And they don’t give up answers easily. When Shiraishi reaches up for a hand hold, we watch them reach up for five different hand moves on five different boulders in ultra-fast cuts. Same for when they fall—we see several falls, all at once. The same clips are shown repeatedly to erase any direction in their cause and effect. Shiraishi turns a skull-sized rock in their hands; the camera zooms in to its texture, then cuts to mountains made of the same white and black crumpled folds. The effect of these cascading metaphors, laid out in time lapses, rumbling music, and even Shiraishi’s words, is to acclimate the reader to zooming in and out in time and space. Milliseconds to geological time scales and back again. Grains of sand to continental plates. By the end, it’s quite convincing that what’s happening on geological timelines is possibly more interesting than what’s happening in ours, if only because they are hidden.

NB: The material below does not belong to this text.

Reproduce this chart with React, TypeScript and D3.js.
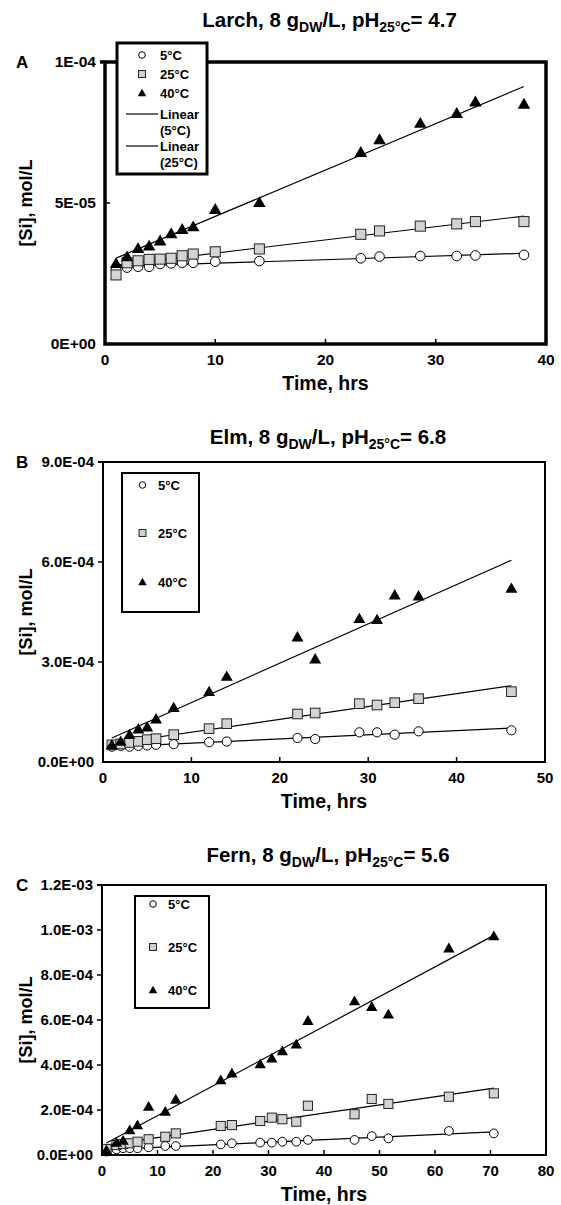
import React from "react";
import * as d3 from "d3";

// ---------- Panel A: Larch (values in 1e-6 mol/L) ----------
const larchTime = [1, 2, 3, 4, 5, 6, 7, 8, 10, 14, 23.2, 24.9, 28.6, 31.9, 33.6, 38];
const larch5C = [26.5, 27.1, 27.4, 27.4, 28.4, 28.6, 28.8, 28.8, 29.2, 29.4, 30.4, 31.0, 31.2, 31.2, 31.4, 31.6];
const larch25C = [24.5, 28.8, 29.5, 30.0, 30.1, 30.4, 31.3, 31.9, 32.7, 33.7, 38.9, 40.1, 41.8, 42.6, 43.4, 43.4];
const larch40C = [28.6, 31.0, 33.9, 34.8, 36.6, 39.2, 40.7, 41.6, 47.8, 50.2, 68.0, 72.5, 78.3, 81.8, 85.9, 85.1];
const larchUnit = 1e-6;
const larchXTicks = [0, 10, 20, 30, 40];
const larchYTicks = [0, 5e-5, 1e-4];
const larchYLabels = ["0E+00", "5E-05", "1E-04"];

// ---------- Panel B: Elm (values in 1e-5 mol/L) ----------
const elmTime = [1, 2, 3, 4, 5, 6, 8, 12, 14, 22, 24, 29, 31, 33, 35.7, 46.2];
const elm5C = [4.6, 4.85, 4.6, 4.85, 4.95, 5.15, 5.35, 5.95, 6.15, 7.2, 6.9, 8.9, 8.9, 8.2, 9.2, 9.5];
const elm25C = [5.15, 5.4, 5.85, 6.2, 6.7, 7.0, 8.2, 10.0, 11.5, 14.4, 14.7, 17.5, 17.1, 17.8, 19.0, 21.1];
const elm40C = [5.15, 6.2, 8.2, 9.9, 10.5, 12.9, 16.3, 21.1, 25.7, 37.5, 30.9, 43.0, 42.7, 50.1, 49.8, 52.1];
const elmUnit = 1e-5;
const elmXTicks = [0, 10, 20, 30, 40, 50];
const elmYTicks = [0, 3e-4, 6e-4, 9e-4];
const elmYLabels = ["0.0E+00", "3.0E-04", "6.0E-04", "9.0E-04"];

// ---------- Panel C: Fern (values in 1e-5 mol/L) ----------
const fernTime = [0.8, 2.6, 3.8, 5, 6.4, 8.4, 11.4, 13.3, 21.4, 23.4, 28.5, 30.6, 32.5, 35, 37.1, 45.5, 48.6, 51.6, 62.5, 70.6];
const fern5C = [1.5, 2.5, 3.0, 3.0, 3.0, 3.4, 4.0, 4.0, 4.7, 5.2, 5.5, 5.5, 5.9, 5.9, 6.7, 6.7, 8.4, 7.4, 10.7, 9.6];
const fern25C = [2.7, 4.4, 4.9, 5.2, 5.9, 7.0, 8.1, 9.6, 12.9, 13.3, 15.1, 16.6, 15.9, 14.8, 21.9, 18.1, 24.9, 22.7, 25.9, 27.4];
const fern40C = [2.2, 5.5, 6.4, 11.1, 13.3, 21.5, 19.3, 24.7, 33.3, 36.3, 40.4, 43.0, 46.2, 49.2, 59.7, 68.4, 65.9, 62.5, 91.9, 97.3];
const fernUnit = 1e-5;
const fernXTicks = [0, 10, 20, 30, 40, 50, 60, 70, 80];
const fernYTicks = [0, 2e-4, 4e-4, 6e-4, 8e-4, 1e-3, 1.2e-3];
const fernYLabels = ["0.0E+00", "2.0E-04", "4.0E-04", "6.0E-04", "8.0E-04", "1.0E-03", "1.2E-03"];

const seriesNames = ["5°C", "25°C", "40°C"];

const FONT = "'Liberation Sans', Arial, Helvetica, sans-serif";

function linFit(xs: number[], ys: number[]) {
  const mx = d3.mean(xs) as number;
  const my = d3.mean(ys) as number;
  let sxy = 0, sxx = 0;
  xs.forEach((x, i) => { sxy += (x - mx) * (ys[i] - my); sxx += (x - mx) * (x - mx); });
  const b = sxy / sxx;
  return { a: my - b * mx, b };
}

type PanelProps = {
  letter: string;
  name: string;
  ph: string;
  titleY: number;
  time: number[];
  series: number[][];
  unit: number;
  xMax: number;
  yMax: number;
  xTicks: number[];
  yTicks: number[];
  yLabels: string[];
  left: number; right: number; top: number; bottom: number;
  frameW: number;
  tickFont: number;
  yTickOut: boolean;
  legend: { x0: number; x1: number; y0: number; y1: number; mx: number; tx: number; rows: number[]; stroke: number; linears?: { ly: number; ly2: number }[] };
  markerScale: number;
};

function Marker({ kind, x, y, s }: { kind: number; x: number; y: number; s: number }) {
  if (kind === 0) return <circle cx={x} cy={y} r={4.6 * s} fill="#fff" stroke="#000" strokeWidth={1} />;
  if (kind === 1) {
    const h = 4.8 * s;
    return <rect x={x - h} y={y - h} width={2 * h} height={2 * h} fill="#d3d3d3" stroke="#222" strokeWidth={1} />;
  }
  const p = d3.symbol().type(d3.symbolTriangle).size(62 * s * s)();
  return <path d={p as string} transform={`translate(${x},${y + 1 * s})`} fill="#000" />;
}

function Panel(p: PanelProps) {
  const x = d3.scaleLinear().domain([0, p.xMax]).range([p.left, p.right]);
  const y = d3.scaleLinear().domain([0, p.yMax]).range([p.bottom, p.top]);
  const line = d3.line<[number, number]>().x(d => x(d[0])).y(d => y(d[1]));
  const tMin = d3.min(p.time) as number;
  const tMax = d3.max(p.time) as number;
  const midY = (p.top + p.bottom) / 2;
  const midX = (p.left + p.right) / 2;
  const L = p.legend;
  return (
    <g>
      {/* title */}
      <text x={midX + 4} y={p.titleY} textAnchor="middle" fontSize={20.5} fontWeight="bold" fontFamily={FONT}>
        {p.name}, 8 g<tspan fontSize={14} dy={5}>DW</tspan><tspan dy={-5}>/L, pH</tspan><tspan fontSize={14} dy={5}>25°C</tspan><tspan dy={-5}>= {p.ph}</tspan>
      </text>
      <text x={16} y={p.top + 6} fontSize={17} fontWeight="bold" fontFamily={FONT}>{p.letter}</text>
      {/* y label */}
      <text transform={`translate(${32},${midY}) rotate(-90)`} textAnchor="middle" fontSize={18} fontWeight="bold" fontFamily={FONT}>[Si], mol/L</text>
      {/* x label */}
      <text x={midX} y={p.bottom + 46} textAnchor="middle" fontSize={19.5} fontWeight="bold" fontFamily={FONT}>Time, hrs</text>
      {/* fit lines */}
      {p.series.map((s, i) => {
        const vals = s.map(v => v * p.unit);
        const f = linFit(p.time, vals);
        const pts: [number, number][] = [[tMin, f.a + f.b * tMin], [tMax, f.a + f.b * tMax]];
        return <path key={"l" + i} d={line(pts) as string} fill="none" stroke="#000" strokeWidth={1.2} />;
      })}
      {/* markers */}
      {p.series.map((s, i) => (
        <g key={"m" + i}>
          {s.map((v, j) => <Marker key={j} kind={i} x={x(p.time[j])} y={y(v * p.unit)} s={p.markerScale} />)}
        </g>
      ))}
      {/* frame */}
      <rect x={p.left} y={p.top} width={p.right - p.left} height={p.bottom - p.top} fill="none" stroke="#000" strokeWidth={p.frameW} />
      {/* x ticks */}
      {p.xTicks.map(t => (
        <g key={"xt" + t}>
          {t > 0 && t < p.xMax && <line x1={x(t)} x2={x(t)} y1={p.bottom} y2={p.bottom - 5} stroke="#000" strokeWidth={1.5} />}
          <text x={x(t)} y={p.bottom + 21} textAnchor="middle" fontSize={p.tickFont} fontWeight="bold" fontFamily={FONT}>{t}</text>
        </g>
      ))}
      {/* y ticks */}
      {p.yTicks.map((t, i) => (
        <g key={"yt" + i}>
          {t > 0 && (
            <line
              x1={p.left}
              x2={p.yTickOut || t === p.yMax ? p.left - 5 : p.left + 5}
              y1={y(t)} y2={y(t)} stroke="#000" strokeWidth={t === p.yMax ? p.frameW : 1.5}
            />
          )}
          <text x={p.left - 9} y={y(t) + 5} textAnchor="end" fontSize={p.tickFont} fontWeight="bold" fontFamily={FONT}>{p.yLabels[i]}</text>
        </g>
      ))}
      {/* legend */}
      <rect x={L.x0} y={L.y0} width={L.x1 - L.x0} height={L.y1 - L.y0} fill="#fff" stroke="#000" strokeWidth={L.stroke} />
      {seriesNames.map((n, i) => (
        <g key={"lg" + i}>
          <Marker kind={i} x={L.mx} y={L.rows[i]} s={0.72} />
          <text x={L.tx} y={L.rows[i] + 5} fontSize={13} fontWeight="bold" fontFamily={FONT}>{n}</text>
        </g>
      ))}
      {L.linears && L.linears.map((ln, i) => (
        <g key={"ll" + i}>
          <line x1={L.x0 + 9} x2={L.tx - 2} y1={ln.ly} y2={ln.ly} stroke="#000" strokeWidth={1.2} />
          <text x={L.tx} y={ln.ly + 5} fontSize={13} fontWeight="bold" fontFamily={FONT}>Linear</text>
          <text x={L.tx} y={ln.ly2 + 5} fontSize={13} fontWeight="bold" fontFamily={FONT}>{i === 0 ? "(5°C)" : "(25°C)"}</text>
        </g>
      ))}
    </g>
  );
}

export default function App() {
  return (
    <svg width={561} height={1205} style={{ position: "absolute", left: 0, top: 0, background: "#fff" }}>
      <rect x={0} y={0} width={561} height={1205} fill="#fff" />
      <Panel
        letter="A" name="Larch" ph="4.7" titleY={27}
        time={larchTime} series={[larch5C, larch25C, larch40C]} unit={larchUnit}
        xMax={40} yMax={1e-4} xTicks={larchXTicks} yTicks={larchYTicks} yLabels={larchYLabels}
        left={105} right={546} top={62} bottom={344} frameW={3.5} tickFont={15.5} yTickOut={false}
        markerScale={1.05}
        legend={{ x0: 117, x1: 207, y0: 43, y1: 174, mx: 142, tx: 160, rows: [55, 74, 93], stroke: 3, linears: [{ ly: 114, ly2: 130 }, { ly: 146, ly2: 162 }] }}
      />
      <Panel
        letter="B" name="Elm" ph="6.8" titleY={444}
        time={elmTime} series={[elm5C, elm25C, elm40C]} unit={elmUnit}
        xMax={50} yMax={9e-4} xTicks={elmXTicks} yTicks={elmYTicks} yLabels={elmYLabels}
        left={103} right={545} top={462} bottom={762} frameW={2} tickFont={15} yTickOut={true}
        markerScale={1}
        legend={{ x0: 122, x1: 199, y0: 473, y1: 612, mx: 142.5, tx: 158, rows: [485, 533, 582], stroke: 2 }}
      />
      <Panel
        letter="C" name="Fern" ph="5.6" titleY={862}
        time={fernTime} series={[fern5C, fern25C, fern40C]} unit={fernUnit}
        xMax={80} yMax={1.2e-3} xTicks={fernXTicks} yTicks={fernYTicks} yLabels={fernYLabels}
        left={102} right={546} top={885} bottom={1155} frameW={2} tickFont={15} yTickOut={true}
        markerScale={0.95}
        legend={{ x0: 135, x1: 209, y0: 896, y1: 1008, mx: 153, tx: 168, rows: [904, 947, 990], stroke: 2 }}
      />
    </svg>
  );
}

A meditation on the hidden, extra-dimensional motion occurring in rocks hits harder coming from someone who once dominated the competition scene, which demands practicality. In 2019, the three-time Youth World Cup winner in both Lead and Boulder was 100 percent focused on qualifying for the 2020 Olympics—and, like many others, might have, if it weren’t for the unpopular format that included mandatory speed climbing. Now their motives for climbing are, arguably, more ambitious.
“I would often get overwhelmed,” says Shiraishi of the chaotic sounds of their competition years. “I obviously much prefer climbing to a symphony of birds or to the trees moving in the wind.”
The shift in direction from performance-focused films to meditative, abstract ones reflects Shiraishi’s own priorities. Today, the 24-year-old college student, who is on a break from classes in environmental studies, design, and media arts, says their chief interest is in collaborating with other artists to make more films like Muga.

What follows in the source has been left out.